══ DATA EXCERPT ══

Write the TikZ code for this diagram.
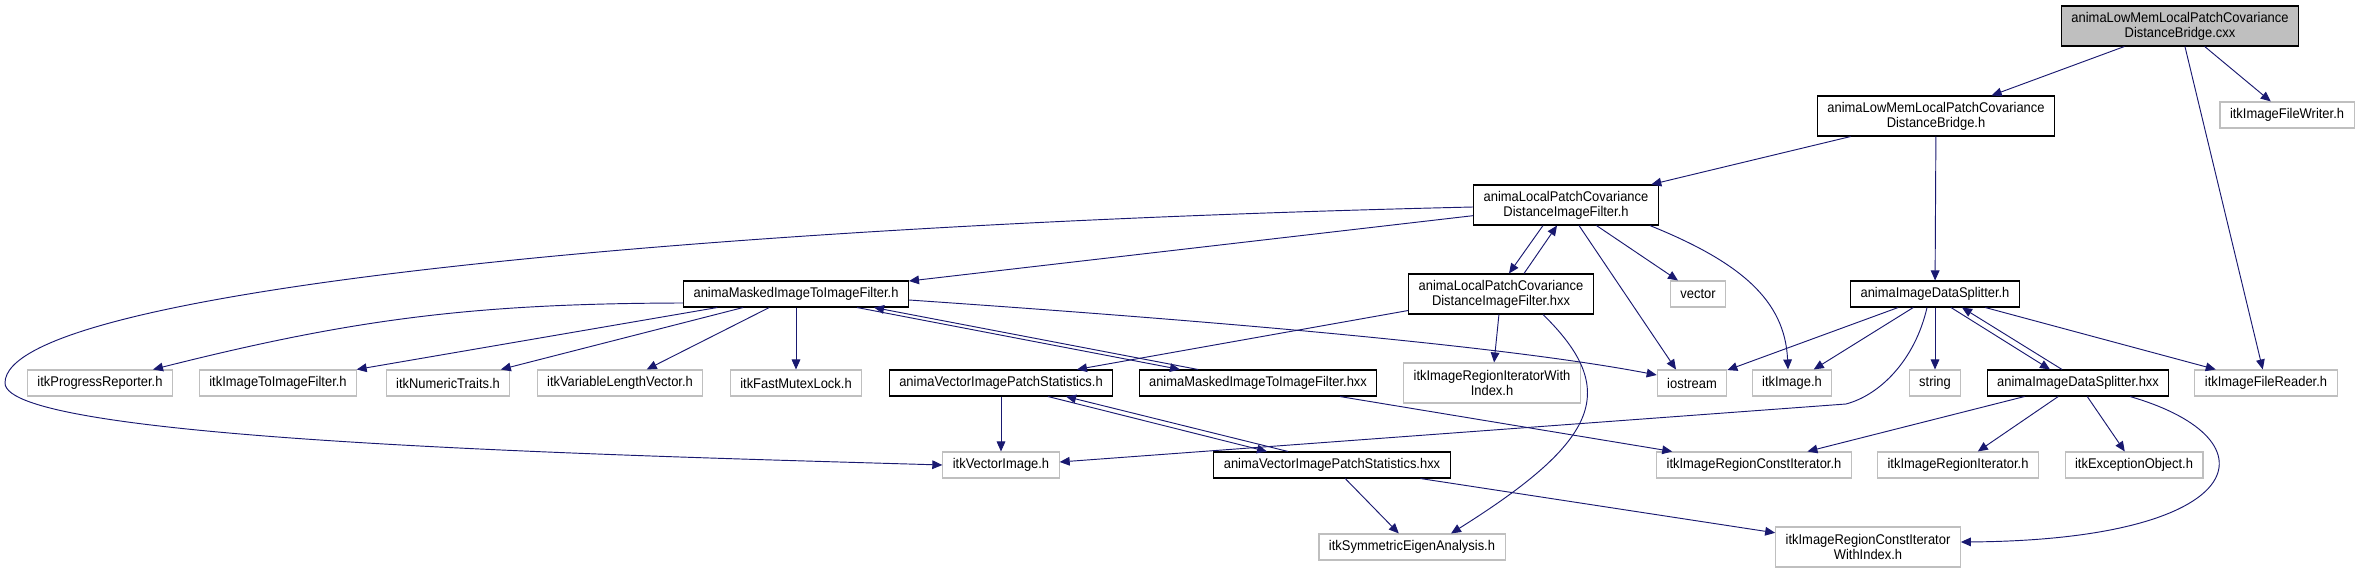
\documentclass[tikz,border=0pt]{standalone}
\usepackage{fontspec}
\setmainfont{Liberation Sans}[FakeStretch=0.92]
\usetikzlibrary{arrows.meta,positioning}
\definecolor{edgeblue}{RGB}{25,25,112}
\definecolor{extgray}{RGB}{191,191,191}

\begin{document}
\begin{tikzpicture}[x=0.03cm, y=-0.03cm,
  docbox/.style={
    draw, rectangle, line width=0.9pt, fill=white, align=center,
    font=\fontsize{12pt}{13pt}\selectfont,
    inner xsep=0.3cm, inner ysep=0.05cm, minimum height=0.78cm
  },
  extbox/.style={docbox, draw=extgray},
  rootbox/.style={docbox, fill=extgray},
  twoline/.style={minimum height=1.2cm},
  edge/.style={-{Triangle[length=0.3cm,width=0.26cm]}, edgeblue, line width=0.8pt}
]
\useasboundingbox (0,0) rectangle (2361,573);

\node[rootbox,twoline] (cxx) at (2180,26) {animaLowMemLocalPatchCovariance\\DistanceBridge.cxx};
\node[docbox,twoline] (bridgeh) at (1936,116) {animaLowMemLocalPatchCovariance\\DistanceBridge.h};
\node[extbox] (writer) at (2287,115) {itkImageFileWriter.h};
\node[docbox,twoline] (lpch) at (1566,205) {animaLocalPatchCovariance\\DistanceImageFilter.h};
\node[docbox,twoline] (lpchxx) at (1501,294) {animaLocalPatchCovariance\\DistanceImageFilter.hxx};
\node[extbox] (vector) at (1698,294) {vector};
\node[docbox] (splith) at (1935,294) {animaImageDataSplitter.h};
\node[docbox] (maskedh) at (796,294) {animaMaskedImageToImageFilter.h};

\node[extbox] (progress) at (100,383) {itkProgressReporter.h};
\node[extbox] (imgtoimg) at (278,383) {itkImageToImageFilter.h};
\node[extbox] (numeric) at (448,383) {itkNumericTraits.h};
\node[extbox] (varlen) at (620,383) {itkVariableLengthVector.h};
\node[extbox] (mutex) at (796,383) {itkFastMutexLock.h};
\node[docbox] (vipsh) at (1001,383) {animaVectorImagePatchStatistics.h};
\node[docbox] (maskedhxx) at (1258,383) {animaMaskedImageToImageFilter.hxx};
\node[extbox,twoline] (regiterwi) at (1492,383) {itkImageRegionIteratorWith\\Index.h};
\node[extbox] (iostream) at (1692,383) {iostream};
\node[extbox] (itkimage) at (1792,383) {itkImage.h};
\node[extbox] (string) at (1935,383) {string};
\node[docbox] (splithxx) at (2078,383) {animaImageDataSplitter.hxx};
\node[extbox] (reader) at (2266,383) {itkImageFileReader.h};

\node[extbox] (vecimg) at (1001,465) {itkVectorImage.h};
\node[docbox] (vipshxx) at (1332,465) {animaVectorImagePatchStatistics.hxx};
\node[extbox] (constiter) at (1754,465) {itkImageRegionConstIterator.h};
\node[extbox] (regiter) at (1958,465) {itkImageRegionIterator.h};
\node[extbox] (except) at (2134,465) {itkExceptionObject.h};

\node[extbox] (eigen) at (1412,547) {itkSymmetricEigenAnalysis.h};
\node[extbox,twoline] (constiterwi) at (1868,547) {itkImageRegionConstIterator\\WithIndex.h};

% top file
\draw[edge] (cxx) -- (bridgeh);
\draw[edge] (cxx) -- (writer);
\draw[edge] (cxx) -- (reader);
\draw[edge] (bridgeh) -- (lpch);
\draw[edge] (bridgeh) -- (splith);

% local patch covariance filter
\draw[edge] (lpch) -- (maskedh);
\draw[edge] ([xshift=-0.69cm]lpch.south) -- ([xshift=0.24cm]lpchxx.north);
\draw[edge] ([xshift=0.69cm]lpchxx.north) -- ([xshift=-0.27cm]lpch.south);
\draw[edge] ([xshift=0.39cm]lpch.south) -- ([xshift=-0.48cm]iostream.north);
\draw[edge] (lpch) -- (vector);
\draw[edge] ([xshift=-0.27cm]lpch.south east) .. controls (1740,262) and (1785,300) .. ([xshift=-0.12cm]itkimage.north);
\draw[edge] ([yshift=-0.06cm]lpch.west) .. controls (700,225) and (5,290) .. (5,383)
  .. controls (5,440) and (600,455) .. (vecimg.west);

% masked filter
\draw[edge] ([yshift=-0.27cm]maskedh.west) to[bend right=7] ([xshift=1.59cm]progress.north);
\draw[edge] (maskedh) -- (imgtoimg);
\draw[edge] (maskedh) -- (numeric);
\draw[edge] (maskedh) -- (varlen);
\draw[edge] (maskedh) -- (mutex);
\draw[edge] ([xshift=1.83cm]maskedh.south) -- ([xshift=-2.34cm]maskedhxx.north);
\draw[edge] ([xshift=-1.8cm]maskedhxx.north) -- ([xshift=2.34cm]maskedh.south);
\draw[edge] ([yshift=-0.18cm]maskedh.east) .. controls (1200,320) and (1500,345) .. ([yshift=0.24cm]iostream.west);
\draw[edge] (maskedhxx) -- (constiter);

% filter hxx
\draw[edge] (lpchxx) -- (vipsh);
\draw[edge] (lpchxx) -- (regiterwi);
\draw[edge] ([xshift=1.26cm]lpchxx.south) .. controls (1620,390) and (1600,440) .. ([xshift=1.17cm]eigen.north);

% patch statistics
\draw[edge] (vipsh) -- (vecimg);
\draw[edge] ([xshift=1.41cm]vipsh.south) -- ([xshift=-1.95cm]vipshxx.north);
\draw[edge] ([xshift=-1.32cm]vipshxx.north) -- ([xshift=1.95cm]vipsh.south);
\draw[edge] (vipshxx) -- (eigen);
\draw[edge] (vipshxx) -- (constiterwi);

% data splitter
\draw[edge] (splith) -- (iostream);
\draw[edge] (splith) -- (itkimage);
\draw[edge] (splith) -- (string);
\draw[edge] ([xshift=0.48cm]splith.south) -- ([xshift=-0.84cm]splithxx.north);
\draw[edge] ([xshift=-0.48cm]splithxx.north) -- ([xshift=0.81cm]splith.south);
\draw[edge] (splith) -- (reader);
\draw[edge] ([xshift=-0.24cm]splith.south) .. controls (1915,360) and (1880,395) .. (1846,404)
  -- ([yshift=0.09cm]vecimg.east);
\draw[edge] (splithxx) -- (constiter);
\draw[edge] (splithxx) -- (regiter);
\draw[edge] (splithxx) -- (except);
\draw[edge] ([xshift=1.56cm]splithxx.south) .. controls (2280,440) and (2250,540) .. ([yshift=0.15cm]constiterwi.east);

\end{tikzpicture}
\end{document}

═══

Reproduce the material in its entirety and word for word, without the pictures.

**SOLUTION TO THIS PROBLEM:**
Write the TikZ code for this diagram.
\documentclass[tikz,border=0pt]{standalone}
\usepackage{fontspec}
\setmainfont{Liberation Sans}[FakeStretch=0.92]
\usetikzlibrary{arrows.meta,positioning}
\definecolor{edgeblue}{RGB}{25,25,112}
\definecolor{extgray}{RGB}{191,191,191}

\begin{document}
\begin{tikzpicture}[x=0.03cm, y=-0.03cm,
  docbox/.style={
    draw, rectangle, line width=0.9pt, fill=white, align=center,
    font=\fontsize{12pt}{13pt}\selectfont,
    inner xsep=0.3cm, inner ysep=0.05cm, minimum height=0.78cm
  },
  extbox/.style={docbox, draw=extgray},
  rootbox/.style={docbox, fill=extgray},
  twoline/.style={minimum height=1.2cm},
  edge/.style={-{Triangle[length=0.3cm,width=0.26cm]}, edgeblue, line width=0.8pt}
]
\useasboundingbox (0,0) rectangle (2361,573);

\node[rootbox,twoline] (cxx) at (2180,26) {animaLowMemLocalPatchCovariance\\DistanceBridge.cxx};
\node[docbox,twoline] (bridgeh) at (1936,116) {animaLowMemLocalPatchCovariance\\DistanceBridge.h};
\node[extbox] (writer) at (2287,115) {itkImageFileWriter.h};
\node[docbox,twoline] (lpch) at (1566,205) {animaLocalPatchCovariance\\DistanceImageFilter.h};
\node[docbox,twoline] (lpchxx) at (1501,294) {animaLocalPatchCovariance\\DistanceImageFilter.hxx};
\node[extbox] (vector) at (1698,294) {vector};
\node[docbox] (splith) at (1935,294) {animaImageDataSplitter.h};
\node[docbox] (maskedh) at (796,294) {animaMaskedImageToImageFilter.h};

\node[extbox] (progress) at (100,383) {itkProgressReporter.h};
\node[extbox] (imgtoimg) at (278,383) {itkImageToImageFilter.h};
\node[extbox] (numeric) at (448,383) {itkNumericTraits.h};
\node[extbox] (varlen) at (620,383) {itkVariableLengthVector.h};
\node[extbox] (mutex) at (796,383) {itkFastMutexLock.h};
\node[docbox] (vipsh) at (1001,383) {animaVectorImagePatchStatistics.h};
\node[docbox] (maskedhxx) at (1258,383) {animaMaskedImageToImageFilter.hxx};
\node[extbox,twoline] (regiterwi) at (1492,383) {itkImageRegionIteratorWith\\Index.h};
\node[extbox] (iostream) at (1692,383) {iostream};
\node[extbox] (itkimage) at (1792,383) {itkImage.h};
\node[extbox] (string) at (1935,383) {string};
\node[docbox] (splithxx) at (2078,383) {animaImageDataSplitter.hxx};
\node[extbox] (reader) at (2266,383) {itkImageFileReader.h};

\node[extbox] (vecimg) at (1001,465) {itkVectorImage.h};
\node[docbox] (vipshxx) at (1332,465) {animaVectorImagePatchStatistics.hxx};
\node[extbox] (constiter) at (1754,465) {itkImageRegionConstIterator.h};
\node[extbox] (regiter) at (1958,465) {itkImageRegionIterator.h};
\node[extbox] (except) at (2134,465) {itkExceptionObject.h};

\node[extbox] (eigen) at (1412,547) {itkSymmetricEigenAnalysis.h};
\node[extbox,twoline] (constiterwi) at (1868,547) {itkImageRegionConstIterator\\WithIndex.h};

% top file
\draw[edge] (cxx) -- (bridgeh);
\draw[edge] (cxx) -- (writer);
\draw[edge] (cxx) -- (reader);
\draw[edge] (bridgeh) -- (lpch);
\draw[edge] (bridgeh) -- (splith);

% local patch covariance filter
\draw[edge] (lpch) -- (maskedh);
\draw[edge] ([xshift=-0.69cm]lpch.south) -- ([xshift=0.24cm]lpchxx.north);
\draw[edge] ([xshift=0.69cm]lpchxx.north) -- ([xshift=-0.27cm]lpch.south);
\draw[edge] ([xshift=0.39cm]lpch.south) -- ([xshift=-0.48cm]iostream.north);
\draw[edge] (lpch) -- (vector);
\draw[edge] ([xshift=-0.27cm]lpch.south east) .. controls (1740,262) and (1785,300) .. ([xshift=-0.12cm]itkimage.north);
\draw[edge] ([yshift=-0.06cm]lpch.west) .. controls (700,225) and (5,290) .. (5,383)
  .. controls (5,440) and (600,455) .. (vecimg.west);

% masked filter
\draw[edge] ([yshift=-0.27cm]maskedh.west) to[bend right=7] ([xshift=1.59cm]progress.north);
\draw[edge] (maskedh) -- (imgtoimg);
\draw[edge] (maskedh) -- (numeric);
\draw[edge] (maskedh) -- (varlen);
\draw[edge] (maskedh) -- (mutex);
\draw[edge] ([xshift=1.83cm]maskedh.south) -- ([xshift=-2.34cm]maskedhxx.north);
\draw[edge] ([xshift=-1.8cm]maskedhxx.north) -- ([xshift=2.34cm]maskedh.south);
\draw[edge] ([yshift=-0.18cm]maskedh.east) .. controls (1200,320) and (1500,345) .. ([yshift=0.24cm]iostream.west);
\draw[edge] (maskedhxx) -- (constiter);

% filter hxx
\draw[edge] (lpchxx) -- (vipsh);
\draw[edge] (lpchxx) -- (regiterwi);
\draw[edge] ([xshift=1.26cm]lpchxx.south) .. controls (1620,390) and (1600,440) .. ([xshift=1.17cm]eigen.north);

% patch statistics
\draw[edge] (vipsh) -- (vecimg);
\draw[edge] ([xshift=1.41cm]vipsh.south) -- ([xshift=-1.95cm]vipshxx.north);
\draw[edge] ([xshift=-1.32cm]vipshxx.north) -- ([xshift=1.95cm]vipsh.south);
\draw[edge] (vipshxx) -- (eigen);
\draw[edge] (vipshxx) -- (constiterwi);

% data splitter
\draw[edge] (splith) -- (iostream);
\draw[edge] (splith) -- (itkimage);
\draw[edge] (splith) -- (string);
\draw[edge] ([xshift=0.48cm]splith.south) -- ([xshift=-0.84cm]splithxx.north);
\draw[edge] ([xshift=-0.48cm]splithxx.north) -- ([xshift=0.81cm]splith.south);
\draw[edge] (splith) -- (reader);
\draw[edge] ([xshift=-0.24cm]splith.south) .. controls (1915,360) and (1880,395) .. (1846,404)
  -- ([yshift=0.09cm]vecimg.east);
\draw[edge] (splithxx) -- (constiter);
\draw[edge] (splithxx) -- (regiter);
\draw[edge] (splithxx) -- (except);
\draw[edge] ([xshift=1.56cm]splithxx.south) .. controls (2280,440) and (2250,540) .. ([yshift=0.15cm]constiterwi.east);

\end{tikzpicture}
\end{document}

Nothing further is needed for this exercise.